Whatever the case may be, I'd prefer slightly less rollercoaster-y cycles in the future, thank you very much.

And now that I know my body can make it to P+15, next time that happens, it won't be as exciting. But I'm sure I'll still probably get a little excited. 'Cause that's just silly old me. This girl can't help but dream.

*rolls eyes at self*


Friday, January 3, 2014

A Note to Self on CD1

Dear Future Stephanie,

It's that time of month again. Yup, the dreaded CD1. Blahhhh. Pretty lame. And I know your hopes were particularly high this month, seeing as you had just finished faithfully praying St. Andrew's Christmas Novena with the husband AND you started another new medication (HCG injections) AND you now have a whole army of prayer warriors praying for you this entire month. So it's no surprise that you're feeling a little bummed. I'm really sorry you had to have your hopes dashed again.

sad panda

But I'm here now to point out a few signs and symptoms that you will hopefully pay more attention to next time around. You know, the signs that you usually just ignore because you'd rather convince yourself that you're pregnant than not pregnant. I've been keeping track these past few cycles and it seems like the following symptoms always lead to another CD1. Just trying to help here. So why don't you take a look, take note, and allow yourself to really notice these signs next time around, before it's just too late for your hopes to be saved yet again.

If my calculations are right, when you see these signs, AF is just around the corner:

  • Low energy
  • Constipation
  • Sore boobs that suddenly stop being so sore after several days of soreness
  • Getting overheated at night
  • Pimples all over your face
  • Zings of pain in your nipples
  • Lower back pain
  • A little bit of clear, stretchable mucus a few days out
  • A sensation of wetness down there
  • Heightened emotions -- e.g. crying while watching Love Actually, which you've never done before
  • Worse-than-usual acid reflux -- avoid ketchup, salsa
  • Nausea -- I think you think yourself into being nauseous, silly
  • Short bouts of cramping here and there
  • Wanting to eat EVERYTHING
  • Painful teeth -- that one's just weird

So, next time you encounter any or all of these signs, immediately stop all pregnancy thoughts in their tracks. It just ain't happenin', toots. 

Though, I guess it's true that you've never been pregnant and thus don't have any clue what your early pregnancy signs would actually be like. Perhaps they'd be identical to everything I've just listed here. Hrmmmm. Yeah, ummmm, just ignore that thought. 

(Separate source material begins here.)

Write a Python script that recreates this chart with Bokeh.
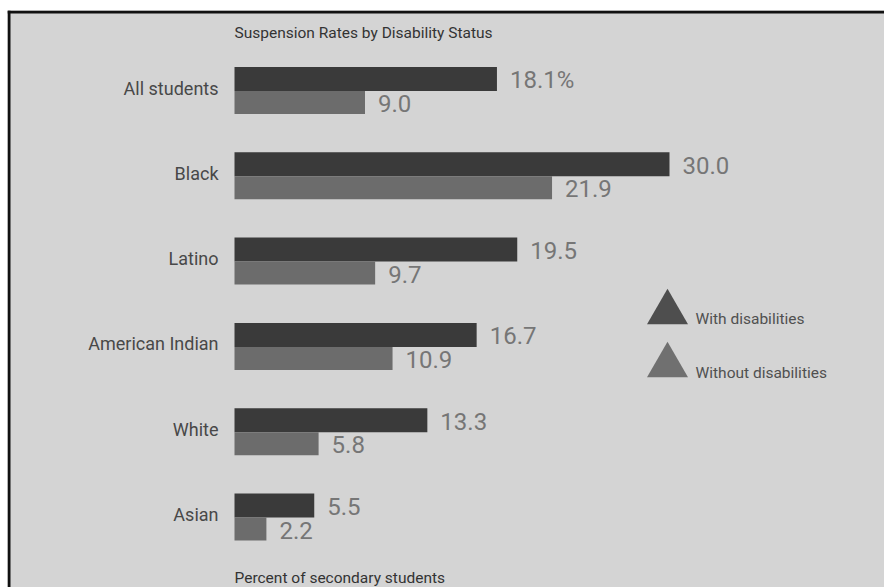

For now, let's just hold back the hope until it's, like, P+17 and you're holding a pregnancy test and it's so obviously positive. K?

Alright, well I hope this has been fruitful! (Oops, sorry. Didn't mean to make a pregnancy pun.)

Just looking out for ya, deary.

Wishing you all the best in future cycles! Oh, and do treat yourself to something yummy (chocolate? pizza? buffalo pimento cheese dip?) and one of your favorite guilty pleasures today, will ya? You deserve it. 'Cause this IF stuff is just no fun.